必要であれば企業のマネジメント、担当者へのヒアリングやサプライ・チェーンを辿る作業を行います。リサーチに費やすコストは多額です。レバレッジをかける場合には、金利コストの確認、ショートする場合には貸株市場の需給見通しも調査します。年間の回転率は600%から900%程度(回転率の高さにはやや驚きますが、あらゆるネットワークを用いて取引コストを下げる工夫をしているとのことです。ダークプール等の比較的新しい形の相対取引も利用します)。

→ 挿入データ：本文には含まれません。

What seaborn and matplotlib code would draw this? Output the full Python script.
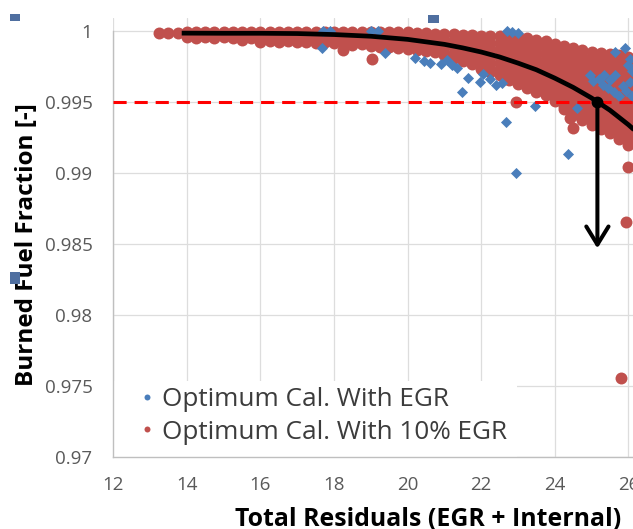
import matplotlib
matplotlib.use("Agg")
import matplotlib.pyplot as plt
from matplotlib.lines import Line2D
from matplotlib.patches import Rectangle
import seaborn as sns

# ---------------- data ----------------
series_names = ["Optimum Cal. With EGR", "Optimum Cal. With 10% EGR"]
series_colors = ["#4A7EBB", "#C0504D"]

# 10% EGR calibration: columns of points (x = total residuals, y = burned fraction)
red_band_x = [13.25, 13.5, 13.75, 14.0, 14.25, 14.5, 14.75, 15.0, 15.25, 15.5, 15.75,
              16.0, 16.25, 16.5, 16.75, 17.0, 17.25, 17.5, 17.75, 18.0, 18.25, 18.5,
              18.75, 19.0, 19.25, 19.5, 19.75, 20.0, 20.25, 20.5, 20.75, 21.0, 21.25,
              21.5, 21.75, 22.0, 22.25, 22.5, 22.75, 23.0, 23.25, 23.5, 23.75, 24.0,
              24.25, 24.5, 24.75, 25.0, 25.25, 25.5, 25.75, 26.0, 26.25]
red_band_y = [
    [0.99986], [0.99988], [0.99986],
    [0.99994, 0.99955], [0.99992, 0.99952], [0.99994, 0.99958], [0.99993, 0.99950],
    [0.99995, 0.99955], [0.99992, 0.99950], [0.99994, 0.99955, 0.99935], [0.99993, 0.99952],
    [0.99995, 0.99958, 0.99925], [0.99992, 0.99955, 0.99930], [0.99994, 0.99955, 0.99922],
    [0.99993, 0.99958, 0.99928], [0.99995, 0.99955, 0.99920], [0.99992, 0.99955, 0.99925],
    [0.99994, 0.99958, 0.99918], [0.99993, 0.99955, 0.99922], [0.99994, 0.99955, 0.99915],
    [0.99992, 0.99952, 0.99912], [0.99994, 0.99955, 0.99915, 0.99900],
    [0.99992, 0.99952, 0.99910], [0.99993, 0.99952, 0.99910, 0.99895],
    [0.99991, 0.99950, 0.99908, 0.99890], [0.99992, 0.99950, 0.99905, 0.99885],
    [0.99990, 0.99948, 0.99905, 0.99878], [0.99990, 0.99948, 0.99905, 0.99870],
    [0.99988, 0.99945, 0.99900, 0.99865], [0.99986, 0.99942, 0.99898, 0.99860],
    [0.99982, 0.99940, 0.99895, 0.99852], [0.99978, 0.99935, 0.99890, 0.99845, 0.99830],
    [0.99976, 0.99932, 0.99885, 0.99840, 0.99810],
    [0.99974, 0.99930, 0.99882, 0.99835, 0.99790],
    [0.99970, 0.99925, 0.99878, 0.99830, 0.99785, 0.99765],
    [0.99965, 0.99920, 0.99872, 0.99825, 0.99778, 0.99735],
    [0.99965, 0.99918, 0.99870, 0.99822, 0.99775, 0.99730, 0.99712],
    [0.99962, 0.99915, 0.99868, 0.99820, 0.99772, 0.99725, 0.99690],
    [0.99960, 0.99912, 0.99865, 0.99818, 0.99770, 0.99722, 0.99675, 0.99655],
    [0.99958, 0.99910, 0.99862, 0.99815, 0.99768, 0.99720, 0.99672, 0.99625],
    [0.99950, 0.99902, 0.99855, 0.99808, 0.99760, 0.99712, 0.99665, 0.99618, 0.99600],
    [0.99940, 0.99892, 0.99845, 0.99798, 0.99750, 0.99702, 0.99655, 0.99608, 0.99572],
    [0.99928, 0.99880, 0.99832, 0.99785, 0.99738, 0.99690, 0.99642, 0.99595, 0.99548],
    [0.99910, 0.99862, 0.99815, 0.99768, 0.99720, 0.99672, 0.99625, 0.99578, 0.99530, 0.99505],
    [0.99895, 0.99848, 0.99800, 0.99752, 0.99705, 0.99658, 0.99610, 0.99562, 0.99515,
     0.99468, 0.99450],
    [0.99880, 0.99832, 0.99785, 0.99738, 0.99690, 0.99642, 0.99595, 0.99548, 0.99500,
     0.99452, 0.99405],
    [0.99865, 0.99818, 0.99770, 0.99722, 0.99675, 0.99628, 0.99580, 0.99532, 0.99485,
     0.99438, 0.99390, 0.99370],
    [0.99852, 0.99805, 0.99758, 0.99710, 0.99662, 0.99615, 0.99568, 0.99520, 0.99472,
     0.99425, 0.99378, 0.99340],
    [0.99845, 0.99798, 0.99750, 0.99702, 0.99655, 0.99608, 0.99560, 0.99512, 0.99465,
     0.99418, 0.99370, 0.99322, 0.99310],
    [0.99838, 0.99790, 0.99742, 0.99695, 0.99648, 0.99600, 0.99552, 0.99505, 0.99458,
     0.99410, 0.99362, 0.99315, 0.99280],
    [0.99828, 0.99780, 0.99732, 0.99685, 0.99638, 0.99590, 0.99542, 0.99495, 0.99448,
     0.99400, 0.99352, 0.99305, 0.99258, 0.99240],
    [0.99818, 0.99770, 0.99722, 0.99675, 0.99628, 0.99580, 0.99532, 0.99485, 0.99438,
     0.99390, 0.99342, 0.99295, 0.99248, 0.99200],
    [0.99812, 0.99765, 0.99718, 0.99670, 0.99622, 0.99575, 0.99528, 0.99480, 0.99432,
     0.99385, 0.99338, 0.99290, 0.99242, 0.99195],
]
# isolated 10% EGR points
red_extra_x = [18.24, 19.02, 22.96, 24.41, 24.50, 26.00, 25.94, 25.80]
red_extra_y = [0.99866, 0.99800, 0.99501, 0.99384, 0.99313, 0.99042, 0.98652, 0.97558]

# EGR calibration points that show around the 10% EGR cloud
blue_x = [17.70, 17.90, 19.00, 19.20, 17.66, 19.39, 20.61, 20.20, 20.45, 20.90, 21.20,
          21.35, 21.06, 21.47, 21.65, 21.97, 22.05, 22.25, 22.40, 22.56, 22.67, 22.95,
          23.46, 24.35, 24.60, 22.70, 22.85, 23.00, 24.95, 25.05, 25.20, 25.30, 25.35,
          25.45, 25.50, 25.60, 25.65, 25.75, 25.85, 25.95, 26.05, 26.10, 25.64, 26.05,
          26.10, 25.90, 26.00]
blue_y = [1.00003, 1.00002, 1.00001, 1.00003, 0.99878, 0.99843, 0.99772, 0.99810,
          0.99790, 0.99770, 0.99760, 0.99740, 0.99795, 0.99572, 0.99666, 0.99640,
          0.99700, 0.99660, 0.99620, 0.99631, 0.99356, 0.99000, 0.99471, 0.99130,
          0.99454, 1.00003, 0.99995, 0.99985, 0.99690, 0.99650, 0.99665, 0.99620,
          0.99690, 0.99600, 0.99655, 0.99570, 0.99690, 0.99545, 0.99610, 0.99580,
          0.99640, 0.99540, 0.99854, 0.99800, 0.99720, 0.99880, 0.99760]

# trend line through the 10% EGR cloud
trend_x = [13.86, 15, 16, 17, 18, 19, 20, 21, 21.5, 22, 22.5, 23, 23.5, 24, 24.5,
           25, 25.5, 26, 26.5]
trend_y = [0.99985, 0.99984, 0.99984, 0.99982, 0.99975, 0.99963, 0.99941, 0.99906,
           0.99881, 0.99852, 0.99817, 0.99774, 0.99727, 0.99668, 0.99603, 0.99528,
           0.99442, 0.99340, 0.99225]

threshold = 0.995
limit_x = 25.16
arrow_end_y = 0.98468

x_ticks = [12, 14, 16, 18, 20, 22, 24, 26]
y_ticks = [0.97, 0.975, 0.98, 0.985, 0.99, 0.995, 1.0]
y_tick_labels = ["0.97", "0.975", "0.98", "0.985", "0.99", "0.995", "1"]

# ---------------- style ----------------
sns.set_style("white")
plt.rcParams["font.family"] = ["Open Sans", "DejaVu Sans"]

W, H = 633, 529
fig = plt.figure(figsize=(W / 100, H / 100), dpi=100)
fig.patch.set_facecolor("white")

ax_left, ax_bottom_px, ax_top_px = 113.3, 456.7, 18.0
ax_h_px = ax_bottom_px - ax_top_px
ax = fig.add_axes([ax_left / W, (H - ax_bottom_px) / H,
                   (W - ax_left) / W, ax_h_px / H])

# ---------------- scatter ----------------
red_x = [x for x, ys in zip(red_band_x, red_band_y) for _ in ys] + red_extra_x
red_y = [y for ys in red_band_y for y in ys] + red_extra_y

sns.scatterplot(x=red_x, y=red_y, color=series_colors[1], marker="o", s=74,
                linewidth=0, ax=ax, zorder=3, legend=False)
sns.scatterplot(x=blue_x, y=blue_y, color=series_colors[0], marker="D", s=32,
                linewidth=0, ax=ax, zorder=3.1, legend=False)

# threshold, trend and read-off arrow
ax.axhline(threshold, color="#FF0000", lw=2.2, ls=(0, (4.3, 2.6)), zorder=4)
ax.plot(trend_x, trend_y, color="black", lw=3.4, zorder=5, solid_capstyle="butt")
ax.plot([limit_x], [threshold], marker="o", ms=7.5, color="black", zorder=6)
ax.annotate("", xy=(limit_x, arrow_end_y), xytext=(limit_x, threshold),
            arrowprops=dict(arrowstyle="->,head_length=1.3,head_width=0.8",
                            lw=2.9, color="black", shrinkA=0, shrinkB=0),
            zorder=6)

# ---------------- axes ----------------
ax.set_xlim(12, 12 + (W - ax_left) / 36.786)
ax.set_ylim(0.97, 1.0 + (31.0 - ax_top_px) / 14190)
ax.set_xticks(x_ticks)
ax.set_yticks(y_ticks)
ax.set_yticklabels(y_tick_labels)

ax.grid(True, color="#DDDDDD", lw=0.9)
ax.set_axisbelow(True)
for side in ["top", "right"]:
    ax.spines[side].set_visible(False)
for side in ["left", "bottom"]:
    ax.spines[side].set_color("#BFBFBF")
    ax.spines[side].set_linewidth(1.0)
ax.spines["left"].set_bounds(0.97, 1.0)

ax.tick_params(axis="both", colors="#BFBFBF", labelcolor="#595959",
               labelsize=13.5, direction="inout", length=6, width=1)
ax.tick_params(axis="y", pad=12)
ax.tick_params(axis="x", pad=11)

ax.set_xlabel("Total Residuals (EGR + Internal)", fontsize=17.9,
              fontweight="bold", color="black")
ax.xaxis.label.set_va("baseline")
ax.xaxis.set_label_coords(0.6055, -(525.5 - ax_bottom_px) / ax_h_px)
ax.set_ylabel("Burned Fuel Fraction [-]", fontsize=17.5, fontweight="bold",
              color="black")
ax.yaxis.label.set_va("baseline")
ax.yaxis.set_label_coords((33 - ax_left) / (W - ax_left),
                          (ax_bottom_px - 245.0) / ax_h_px)

# legend on an opaque white patch
ax.add_patch(Rectangle((0, 0), (517 - ax_left) / (W - ax_left),
                       (ax_bottom_px - 381) / ax_h_px,
                       transform=ax.transAxes, facecolor="white",
                       edgecolor="none", zorder=2))
handles = [Line2D([], [], ls="none", marker="o", ms=4.3, color=c,
                  markeredgewidth=0) for c in series_colors]
leg = ax.legend(handles, series_names, loc="center left",
                bbox_to_anchor=(0.0545, (ax_bottom_px - 416) / ax_h_px),
                frameon=False, fontsize=18.8, handlelength=0.4, handletextpad=0.37,
                labelspacing=0.27, borderpad=0, borderaxespad=0)
for t in leg.get_texts():
    t.set_color("#3C3C3C")
leg.set_zorder(7)

# small selection handles along the chart edge
for (px, py, pw, ph) in [(10, 14, 10, 7), (428, 15, 11, 8), (10, 272, 10, 12)]:
    fig.patches.append(Rectangle((px / W, 1 - (py + ph) / H), pw / W, ph / H,
                                 transform=fig.transFigure, facecolor="#4F6FA0",
                                 edgecolor="none", zorder=10))

fig.savefig("out.png", dpi=100)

同社の付加価値源泉は、まさにこのリサーチの部分にあると思料いたしますが、何か特別なことをしている訳ではなさそうです。天才が何人かいる訳でもありません。言わば長年に亘って積み重ねてきた自分たちのやり方を地道に繰り返し、汗を流しているように思われました。おそらくアナリストが存分に働きたいと思わせるようなインセンティブが設けられているのでしょう。
また、世界金融危機やコロナ発生時のような特別な時期にマーケットの暴落の影響を最小限に抑えてきたことが特筆されます。重大な意思決定はオーナーでありCIOであるサンドラー氏の権限と責任ですので、彼の果断な判断が奏功してきたと言えます。
このような判断が何故できたのか、については他社の優れたマネジャーと同じく、外部からはうかがい知ることは困難です。再現性の証明はできないものの、素直に敬服するしかないのではないかと存じます。